Exactly a century ago, the barbaric acts of putting baits laced with deadly poisons out into the countryside to kill wildlife was outlawed [note 1]. Yet despite this, a new report, published today (Thursday 3 November) by the RSPB, shows that this practice remains a major problem for the birds of prey.

Based on these shocking findings, the RSPB is calling on the UK government to outlaw the possession of these poisons in England, Wales and Northern Ireland. The Scottish Government has already put such measures in place.

Bird of prey persecution is a significant area of bird crime found in the UK, and in addition to poisoning, acts of persecution can also include shooting, nest destruction and illegal trapping.
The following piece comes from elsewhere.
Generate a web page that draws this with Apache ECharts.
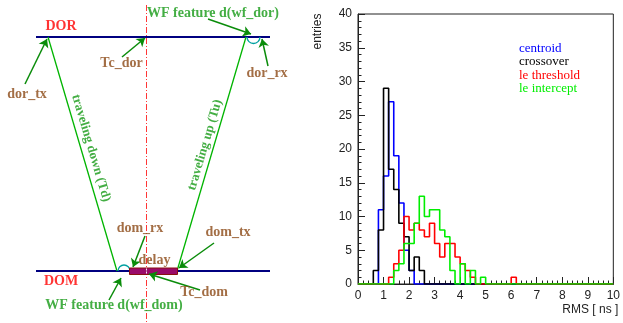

Tony Whitehead, spokesman for the RSPB in the South West Said “The RSPB’s Birdcrime report details deaths from poisoning of buzzards in Somerset and Devon and peregrines in Gloucestershire in 2010. This year we have already seen eight birds of prey killed by poisons including an unprecedented find of four dead goshawks in Devon. Sadly the south west appears to remain a hotspot for this sort of crime.”

The RSPB believes that the number of recorded incidents is way below the actual number and that they are indicative of a much wider problem.

Martin Harper is the Conservation Director of the RSPB. He said: “It has been illegal to poison birds of prey since 1911. But in a bizarre quirk, it is not illegal in England, Wales and Northern Ireland for individuals to possess some of the most deadly poisons, even though they have no legitimate use for them.”

The list of chemicals used to illegally poison birds of prey includes a host of agricultural pesticides, such as Carbofuran, Alphachloralose and Bendiocarb. The poisoner will usually douse the carcass of a pheasant, rabbit or a pigeon with the poison and leave the bait in a place where a bird of prey is likely to find it.

The RSPB is calling for the law to be enacted, which prevents individuals from having named poisons in their possession if they have no legal use for them.  The RSPB’s Martin Harper added: “Our report shows there are a number of poisons commonly used to illegally poison wildlife for which those people responsible can have no legitimate use.”

The previous Government accepted in 2006 that it was sensible to make it illegal for unauthorised people to possess these poisons, but despite the law being in place, the Government hasn’t listed the banned pesticides. This is despite the controls being in place in Scotland since 2005, where police find it a very useful tool in the fight against wildlife crime as 10 convictions have already been secured.

Richard Crompton – the Chief Constable for Lincolnshire Police – is the lead on wildlife crime for the Association of Chief Police Officers. Commenting on the issue of the illegal killing of birds of prey, he said: “Of particular concern are those offences that target or involve birds of prey and which affect the conservation status of those birds and it is quite right that the police should consider such offending as a matter of priority.


“The police service is absolutely committed to bringing those who commit wildlife crime to justice.”

The RSPB’s Martin Harper added: “If this Government is serious about tackling illegal persecution of birds of prey, it really needs to start taking meaningful action. Putting additional controls on the possession of these common wildlife poisons would be a relatively easy first step, especially as these controls would not affect legitimate pesticide uses.”